The researchers found that treatment with apple extracts promoted the proliferation of ADSCs and CB-MSCs. Apple extracts also induced the stepwise phosphorylation of p44/42 MAPK (ERK), mammalian target of rapamycin (mTOR), p70 S6 kinase (p70S6K), S6 ribosomal protein (S6RP), eukaryotic initiation factor (eIF) 4B, and eIF4E in ADSCs. p44/42 MAPK (ERK) is a signaling pathway involved in the regulation of cell proliferation and differentiation. Inhibition of this pathway results in cell apoptosis. mTOR is a key signaling node that coordinates cell cycle progression and cell growth. p70S6K is a cytokine that regulates cell growth by inducing protein synthesis. eIFs, on the other hand, are proteins or protein complexes involved in translation and protein biosynthesis.

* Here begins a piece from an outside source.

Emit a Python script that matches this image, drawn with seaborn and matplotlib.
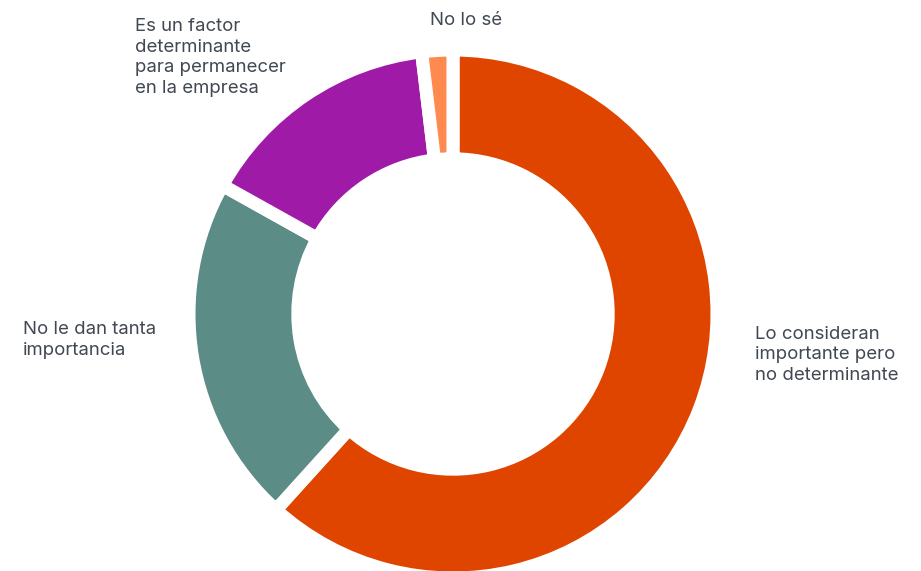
import matplotlib
matplotlib.use("Agg")
import matplotlib.pyplot as plt
import seaborn as sns

# Survey answers and their shares (%), clockwise from 12 o'clock
categories = [
    "Lo consideran\nimportante pero\nno determinante",
    "No le dan tanta\nimportancia",
    "Es un factor\ndeterminante\npara permanecer\nen la empresa",
    "No lo sé",
]
shares = [61.7, 21.4, 15.0, 1.9]
colors = ["#E04500", "#5B8C85", "#A01AA8", "#FF8A50"]

# Label anchors (left edge, last-line baseline) in pixels from top-left
label_pos = [(755, 380), (23, 355), (135, 93), (430, 25)]

sns.set_theme(style="white")
plt.rcParams["font.family"] = ["Inter", "DejaVu Sans"]

W, H = 921, 571
fig = plt.figure(figsize=(W / 100, H / 100), dpi=100)
ax = fig.add_axes([0, 0, 1, 1])

edge_pt = 9.4
edge_px = edge_pt * 100 / 72
r_out = 257.5 + edge_px / 2
r_in = 161.7 - edge_px / 2
ax.pie(
    shares,
    colors=colors,
    startangle=90,
    counterclock=False,
    center=(453.0, H - 314.0),
    radius=r_out,
    wedgeprops=dict(width=r_out - r_in, edgecolor="white", linewidth=edge_pt),
    frame=True,
)
ax.set_xlim(0, W)
ax.set_ylim(0, H)
ax.set_aspect("equal")
ax.axis("off")

for text, (x, y) in zip(categories, label_pos):
    ax.text(x, H - y, text, ha="left", va="baseline", fontsize=13.4,
            color="#404852", linespacing=1.28)

fig.savefig("out.png", dpi=100, facecolor="white")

The researchers also reported that apple extracts significantly induced the production of vascular endothelial growth factor (VEGF) and interleukin-6 (IL-6) in both ADSCs and CB-MSCs. VEGF is a potent angiogenic factor, which means it promotes the formation of blood vessels. VEGF also plays a role in other physiological functions, such as hematopoiesis, wound healing, and development. IL-6 is a promoter of proliferation. The researchers further confirmed that the apple extract-induced proliferation of ADSCs under serum-free conditions is mediated by ERK-dependent cytokine production because when they pre-treated cells with PD98059, a specific ERK inhibitor, it inhibited the phosphorylation of the mTOR/p70S6K/S6RP/eIF4B/eIF4E pathway.

Based on these findings, the researchers concluded that extracts from apples are potent pro-proliferative agents, and the beneficial effect of apple extract on the proliferation of ASCs may overcome the limitation in their therapeutic use in tissue regeneration.